I've been experiencing periodic lockups on my Ryzen-based, Fedora Workstation. It's been a constant puzzle so I went looking for a resolution. Apparently, I'm not the only one with this problem: (Kernel Bug 196683).

As a workaround, I've opted to set the kernel boot parameter: rcu_nocbs=0-15. Some have reported success with this, others have had to disable c6 states directly in the BIOS. I am opting for the former, for now, and hoping for the best. If I continue to have issues, I will update this accordingly.

These notes were written to remind me what I did, but they may be of use to others.

  1. Confirm that CONFIG_RCU_NOCB_CPU is set and compiled into the kernel. This is required for the rcu_nocbs setting to work. Luckily, It is compiled into the stock Fedora 27 kernel (source: Kernel Bug 196683: Comment 87).

    $ fgrep CONFIG_RCU_NOCB_CPU /boot/config-$(uname -r)
    CONFIG_RCU_NOCB_CPU=y
    $ 
    

If you're using Ubuntu, you can check out Programster's Ubuntu 16.04 - Compile Custom Kernel For Ryzen for help on compiling a custom kernel or just disable c6 states.

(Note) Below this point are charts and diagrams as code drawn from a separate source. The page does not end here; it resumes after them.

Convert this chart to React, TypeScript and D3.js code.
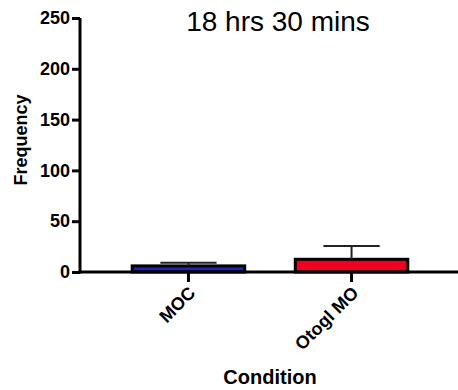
import { useEffect, useRef } from 'react';
import * as d3 from 'd3';

const categories = ['MOC', 'Otogl MO'];
const means = [6, 12.5];
const errors = [3, 13];
const barColors = ['#2323b4', '#f0001e'];
const yTicks = [0, 50, 100, 150, 200, 250];

const W = 458;
const H = 390;
const FONT = 'Liberation Sans, Arial, sans-serif';

export default function App() {
  const svgRef = useRef<SVGSVGElement>(null);

  useEffect(() => {
    if (!svgRef.current) return;
    const svg = d3.select(svgRef.current);
    svg.selectAll('*').remove();

    const x = d3.scaleBand<string>()
      .domain(categories)
      .range([80, 460])
      .paddingInner(0.31)
      .paddingOuter(0.32);
    const y = d3.scaleLinear().domain([0, 250]).range([272, 18]);

    const g = svg.append('g');

    // bars
    categories.forEach((c, i) => {
      const x0 = x(c)!;
      g.append('rect')
        .attr('x', x0)
        .attr('y', y(means[i]))
        .attr('width', x.bandwidth())
        .attr('height', y(0) - y(means[i]))
        .attr('fill', barColors[i])
        .attr('stroke', '#000')
        .attr('stroke-width', 3);

      // upper error bar
      const cx = x0 + x.bandwidth() / 2;
      const top = y(means[i] + errors[i]);
      g.append('line')
        .attr('x1', cx).attr('x2', cx)
        .attr('y1', y(means[i])).attr('y2', top)
        .attr('stroke', '#222').attr('stroke-width', 2);
      g.append('line')
        .attr('x1', cx - x.bandwidth() / 4).attr('x2', cx + x.bandwidth() / 4)
        .attr('y1', top).attr('y2', top)
        .attr('stroke', '#222').attr('stroke-width', 2);
    });

    // y axis
    const yAxis = svg.append('g')
      .attr('transform', 'translate(80,0)')
      .call(d3.axisLeft(y).tickValues(yTicks).tickSize(8).tickSizeOuter(0).tickPadding(2));
    yAxis.select('.domain').attr('stroke', '#000').attr('stroke-width', 3)
      .attr('d', `M0,${y(250)}V${y(0) + 1.5}`);
    yAxis.selectAll('.tick line').attr('stroke', '#000').attr('stroke-width', 3);
    yAxis.selectAll('.tick text')
      .attr('fill', '#000')
      .style('font-family', FONT)
      .style('font-size', '18px')
      .style('font-weight', 'bold');

    // x axis
    const xAxis = svg.append('g')
      .attr('transform', `translate(0,${y(0)})`)
      .call(d3.axisBottom(x).tickSize(10).tickSizeOuter(0).tickPadding(4));
    xAxis.select('.domain').attr('stroke', '#000').attr('stroke-width', 3)
      .attr('d', 'M78.5,0H458');
    xAxis.selectAll('.tick line').attr('stroke', '#000').attr('stroke-width', 3);
    xAxis.selectAll('.tick text')
      .attr('fill', '#000')
      .attr('text-anchor', 'end')
      .attr('dy', '0')
      .attr('transform', 'translate(8,22) rotate(-45)')
      .attr('y', 0)
      .style('font-family', FONT)
      .style('font-size', '18px')
      .style('font-weight', 'bold');

    // axis titles
    svg.append('text')
      .attr('transform', 'translate(27,140) rotate(-90)')
      .attr('text-anchor', 'middle')
      .style('font-family', FONT)
      .style('font-size', '18px')
      .style('font-weight', 'bold')
      .text('Frequency');
    svg.append('text')
      .attr('x', 270)
      .attr('y', 384)
      .attr('text-anchor', 'middle')
      .style('font-family', FONT)
      .style('font-size', '20px')
      .style('font-weight', 'bold')
      .text('Condition');

    // title
    svg.append('text')
      .attr('x', 278)
      .attr('y', 31)
      .attr('text-anchor', 'middle')
      .style('font-family', FONT)
      .style('font-size', '28px')
      .text('18 hrs 30 mins');
  }, []);

  return (
    <svg
      ref={svgRef}
      width={W}
      height={H}
      style={{ position: 'absolute', left: 0, top: 0, background: '#fff' }}
    />
  );
}
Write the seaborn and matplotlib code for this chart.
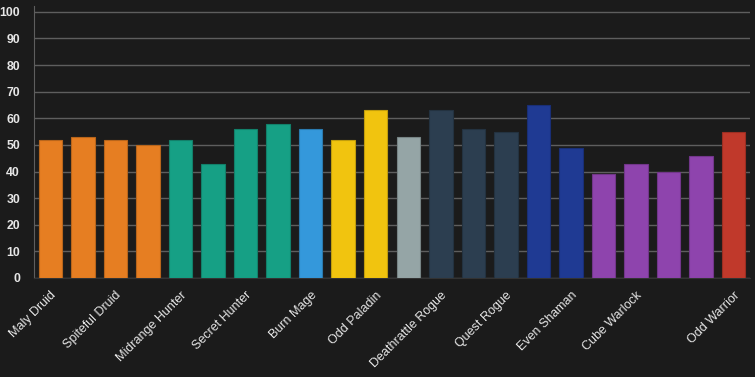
import matplotlib
matplotlib.use("Agg")
import matplotlib.pyplot as plt
import seaborn as sns
import pandas as pd

# deck names (only every other one is printed on the axis, plus the last)
decks = ['Maly Druid', 'Big Druid', 'Spiteful Druid', 'Taunt Druid',
         'Midrange Hunter', 'Recruit Hunter', 'Secret Hunter', 'Spell Hunter',
         'Burn Mage', 'Even Paladin', 'Odd Paladin', 'Control Priest',
         'Deathrattle Rogue', 'Odd Rogue', 'Quest Rogue',
         'Shudderwock Shaman', 'Even Shaman',
         'Control Warlock', 'Cube Warlock', 'Even Warlock', 'Zoo Warlock',
         'Odd Warrior']
winrates = [52, 53, 52, 50,
            52, 43, 56, 58,
            56, 52, 63, 53,
            63, 56, 55,
            65, 49,
            39, 43, 40, 46,
            55]
classes = ['Druid'] * 4 + ['Hunter'] * 4 + ['Mage'] + ['Paladin'] * 2 + ['Priest'] \
    + ['Rogue'] * 3 + ['Shaman'] * 2 + ['Warlock'] * 4 + ['Warrior']
class_colors = {'Druid': '#e67e22', 'Hunter': '#16a085', 'Mage': '#3498db',
                'Paladin': '#f1c40f', 'Priest': '#95a5a6', 'Rogue': '#2c3e50',
                'Shaman': '#1f3a93', 'Warlock': '#8e44ad', 'Warrior': '#c0392b'}

df = pd.DataFrame({'deck': decks, 'winrate': winrates, 'cls': classes})

bg = '#1b1b1b'
fg = '#e6e6e6'

sns.set_style('dark')
plt.rcParams['font.family'] = ['Liberation Sans', 'DejaVu Sans']

fig = plt.figure(figsize=(7.55, 3.77), dpi=100, facecolor=bg)
ax = fig.add_axes([34 / 755, 1 - 278 / 377, 716 / 755, 272 / 377])
ax.set_facecolor(bg)

sns.barplot(data=df, x='deck', y='winrate', hue='deck',
            palette=[class_colors[c] for c in classes], legend=False,
            width=0.72, saturation=1, ax=ax, zorder=3)
for p in ax.patches:
    r, g, b, a = p.get_facecolor()
    p.set_edgecolor((r * 0.8, g * 0.8, b * 0.8, 1))
    p.set_linewidth(0.8)

ax.set_ylim(0, 102.2)
ax.set_xlim(-0.5, len(decks) - 0.5)
ax.set_yticks(range(0, 101, 10))
ax.yaxis.grid(True, color='#5e5e5e', linewidth=1, zorder=0)
ax.xaxis.grid(False)
ax.tick_params(axis='y', colors='#5e5e5e', length=9, width=1, labelcolor=fg,
               labelsize=8.8, pad=1)
for t in ax.get_yticklabels():
    t.set_fontweight('bold')

shown = [i for i in range(len(decks)) if i % 2 == 0 and i < len(decks) - 2] + [len(decks) - 1]
ax.set_xticks(range(len(decks)))
ax.set_xticklabels([d if i in shown else '' for i, d in enumerate(decks)],
                   rotation=45, ha='right', rotation_mode='anchor',
                   color=fg, fontsize=9)
ax.tick_params(axis='x', length=0, pad=8)

ax.set_xlabel('')
ax.set_ylabel('')
for s in ['top', 'right']:
    ax.spines[s].set_visible(False)
ax.spines['left'].set_color('#5e5e5e')
ax.spines['bottom'].set_color('#333333')

fig.savefig('out.png', dpi=100, facecolor=bg)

  1. Add rcu_nocbs=0-15 to the boot parameters. This setting is for the Ryzen 1700X which has 16 threads. As stated in this comment, to determine the range for your setting, determine the thread count for your CPU (16 for the 1700X) and subtract one (15).

    $ sudo vi /etc/default/grub
    

    Add rcu_nocbs=0-15 to the list of GRUB_CMDLINE_LINUX options.

    GRUB_TERMINAL_OUTPUT="console"
    GRUB_CMDLINE_LINUX="rcu_nocbs=0-15"
    

    You'll probably have more than one option already listed in GRUB_CMDLINE_LINUX just add the setting in with the rest.

  2. Apply the changes to the boot config and reboot.

    $ sudo grub2-mkconfig -o /boot/efi/EFI/fedora/grub.cfg
    $ sudo reboot
    

    This command is somewhat distro and build dependent. This works for Fedora 27 systems booting from UEFI. More info on this can be found in the Fedora 27 System Administrator’s Guide: Working with the GRUB 2 Boot Loader

If it was effective, you should see something similar in your boot logs via journalctl:

kernel: Hierarchical RCU implementation.
kernel:         RCU restricting CPUs from NR_CPUS=8192 to nr_cpu_ids=16.
kernel:         Tasks RCU enabled.
kernel: RCU: Adjusting geometry for rcu_fanout_leaf=16, nr_cpu_ids=16
kernel: NR_IRQS: 524544, nr_irqs: 1096, preallocated irqs: 16
kernel:         Offload RCU callbacks from CPUs: 0-15.

We'll see if this improves stability. I'm hoping it does. I was locking up (on average) at least once a day. The bug is still active and open, so for now the workaround appears to be the only option.